Preparing for the Camino de Santiago trip
Traversing the Camino de Santiago means you will be living on the road for a while, so you should prepare accordingly. While the roads are no longer beset by roaming war parties and bandits like during the Middle Ages, it is by no means a casual stroll.
In terms of health and fitness, just being able-bodied should be enough to complete the whole journey.
Be mindful of the weather, especially during the summer months. Carry a hat, a raincoat or an umbrella, as well as something to keep you warm during the evenings. Some Camino de Santiago routes have steeper climbs than others, so be sure your joints can handle the extra strain.
Travel lightly, ideally packing less than 7kg worth of belongings. Carrying more will quickly take its toll on your legs and back. A walking stick can be quite handy in these situations. Hiking footwear should be your main concern – wear something that’s both comfortable and durable, and avoid wearing new shoes. Don’t carry more clothes than you need – you can easily wash a few pairs of clothes at a hostel or a laundry service.
As far as food and accommodation are concerned, it is customary to sleep and dine indoors in one of the many establishments along the road. A pilgrim passport, which you can buy at select churches, Spanish tourist agencies, or through your national Saint James association, will make you eligible for a discount in many church-affiliated refuges, and some even offer free accommodation. Food is usually cheap on the road, so there is no need to cook your own meals.
Means of Travel in the Camino de Santiago
The Camino de Santiago can be traversed in three principal ways – on foot, on bicycle, and on horseback.
Walking the entire distance is the main attraction of the journey. Nowadays, this takes between one or two months to complete at a leisurely pace, but it can also be done more quickly if you manage to walk at least 30-40km per day. Be aware that you have to walk at least 100km to be eligible for a certificate at the end of your journey. Your pilgrim passport is used as a means of tracking progress towards this goal.
The second most popular option is to take a bike ride. The roads along the path are usually well maintained, so riding all the way is not that difficult. There are some troublesome spots, but usually there is an alternate path as well. On some Camino de Santiago routes, steep climbs can be problematic for novice cyclists. Make sure you know how to perform basic bicycle maintenance and repair before setting off.

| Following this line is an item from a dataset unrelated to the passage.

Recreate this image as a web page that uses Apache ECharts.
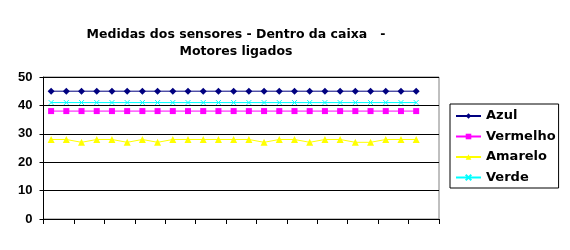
<!DOCTYPE html>
<html>
<head>
<meta charset="utf-8">
<script src="https://cdn.jsdelivr.net/npm/echarts@6/dist/echarts.min.js"></script>
<style>html,body{margin:0;padding:0;background:#fff}#c{width:570px;height:250px}</style>
</head>
<body>
<div id="c"></div>
<script>
var categories = ['1','2','3','4','5','6','7','8','9','10','11','12','13','14','15','16','17','18','19','20','21','22','23','24','25','26'];
var azul     = [45,45,45,45,45,45,45,45,45,45,45,45,45,45,45,45,45,45,45,45,45,45,45,45,45,null];
var vermelho = [38,38,38,38,38,38,38,38,38,38,38,38,38,38,38,38,38,38,38,38,38,38,38,38,38,null];
var amarelo  = [28,28,27,28,28,27,28,27,28,28,28,28,28,28,27,28,28,27,28,28,27,27,28,28,28,null];
var verde    = [41,41,41,41,41,41,41,41,41,41,41,41,41,41,41,41,41,41,41,41,41,41,41,41,41,null];
var yTicks = [0,10,20,30,40,50];

var fontWide = 'DejaVu Sans, Verdana, sans-serif';
var font = 'Liberation Sans, Arial, sans-serif';
var xPath = 'path://M0,0L10,10M10,0L0,10';
var chart = echarts.init(document.getElementById('c'), null, {renderer:'canvas'});
chart.setOption({
  backgroundColor:'#fff',
  animation:false,
  title:{
    text:'Medidas dos sensores - Dentro da caixa   -\nMotores ligados',
    left:231, top:21, textAlign:'center',
    textStyle:{fontFamily:fontWide, fontSize:12.5, fontWeight:'bold', color:'#000', lineHeight:17}
  },
  legend:{
    orient:'vertical', left:450, top:104,
    backgroundColor:'#fff', borderColor:'#000', borderWidth:1,
    padding:[4.5,3,3,5], itemGap:5.5, itemWidth:25, itemHeight:7,
    textStyle:{fontFamily:fontWide, fontSize:13, fontWeight:'bold', color:'#000', lineHeight:15},
    data:['Azul','Vermelho','Amarelo','Verde']
  },
  grid:{left:43.5, right:131, top:77, bottom:31, show:true, borderColor:'#808080', borderWidth:1, backgroundColor:'transparent'},
  xAxis:{
    type:'category', data:categories, boundaryGap:true,
    axisLine:{lineStyle:{color:'#000', width:1}},
    axisTick:{show:true, inside:false, length:5, lineStyle:{color:'#000'}},
    axisLabel:{show:false}, splitLine:{show:false}
  },
  yAxis:{
    type:'value', min:yTicks[0], max:yTicks[yTicks.length-1], interval:10,
    axisLine:{show:true, lineStyle:{color:'#000', width:1}},
    axisTick:{show:true, length:4, lineStyle:{color:'#000'}},
    axisLabel:{fontFamily:font, fontSize:13, fontWeight:'bold', color:'#000', margin:11},
    splitLine:{show:true, lineStyle:{color:'#000', width:1}}
  },
  series:[
    {name:'Azul', type:'line', data:azul, symbol:'diamond', symbolSize:7, showAllSymbol:true,
     itemStyle:{color:'#000080'}, lineStyle:{color:'#000080', width:1}},
    {name:'Vermelho', type:'line', data:vermelho, symbol:'rect', symbolSize:6, showAllSymbol:true,
     itemStyle:{color:'#FF00FF'}, lineStyle:{color:'#FF00FF', width:1}},
    {name:'Amarelo', type:'line', data:amarelo, symbol:'triangle', symbolSize:7, showAllSymbol:true,
     itemStyle:{color:'#FFFF00'}, lineStyle:{color:'#FFFF00', width:1}},
    {name:'Verde', type:'line', data:verde, symbol:xPath, symbolSize:5, showAllSymbol:true,
     itemStyle:{color:'none', borderColor:'#00FFFF', borderWidth:1}, lineStyle:{color:'#00FFFF', width:1}}
  ]
});
</script>
</body>
</html>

Some people like to travel on horseback for the most authentic experience. Whether this reflects how commoners used to travel back in the day is debatable. Only individuals trained to ride and handle animals should attempt this way of travelling, to ensure the safety of everyone involved.
Popular Routes in the Camino de Santiago
The Camino de Santiago encompasses a number of routes, some of which follow along the same paths as the old pilgrim ways. The most notable ones are:
The Camino Francés, or the French Way, is by far the most popular route, both today and in medieval times. The route begins in Saint-Jean-Pied-de-Port in France and has a total distance of 790km. It is one of the easiest routes, with relatively mild weather and few difficult slopes, making it ideal for beginners.

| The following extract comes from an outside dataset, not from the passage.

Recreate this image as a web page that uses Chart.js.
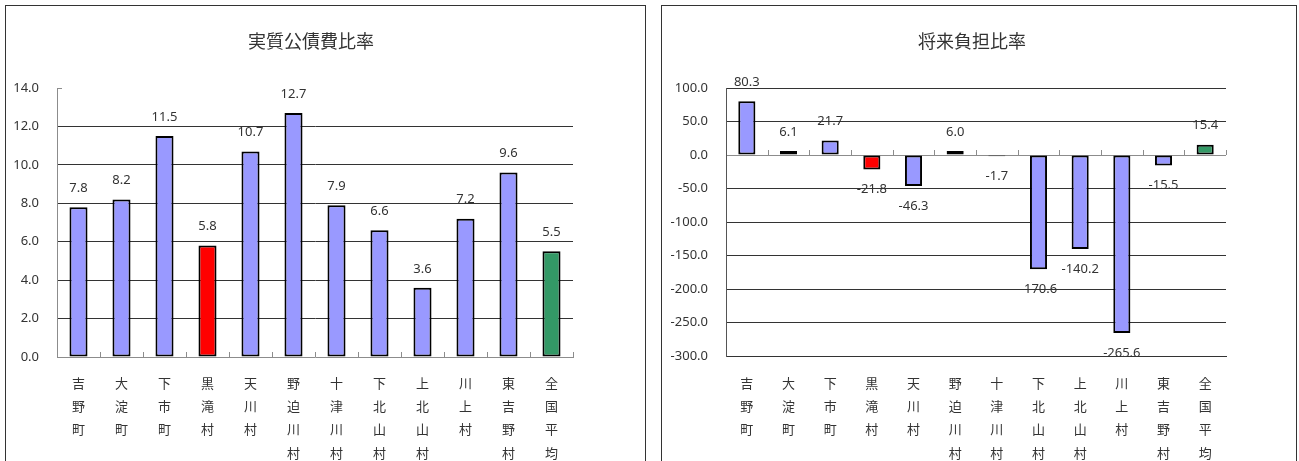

Also known as the Original Way, this route starts at Oviedo, and is about 300km long. It a more difficult trek compared to the French Way, as it crosses through difficult terrain beset by harsh weather. It is ideal for outdoor types and nature lovers, as well as pilgrims looking for a greater ordeal.
Camino del Norte
The Northern Way is one of the less traversed routes. It is about 800km long, and runs along the northern coast of Spain. Irún is the official starting point. It is speculated that this route was used by pilgrims during the times of the Arab occupation of Spain.
Hopefully, this article has inspired you enough to consider travelling along the Camino de Santiago for your next holiday in Europe. It is a unique opportunity to experience life on the road as it used to be centuries ago.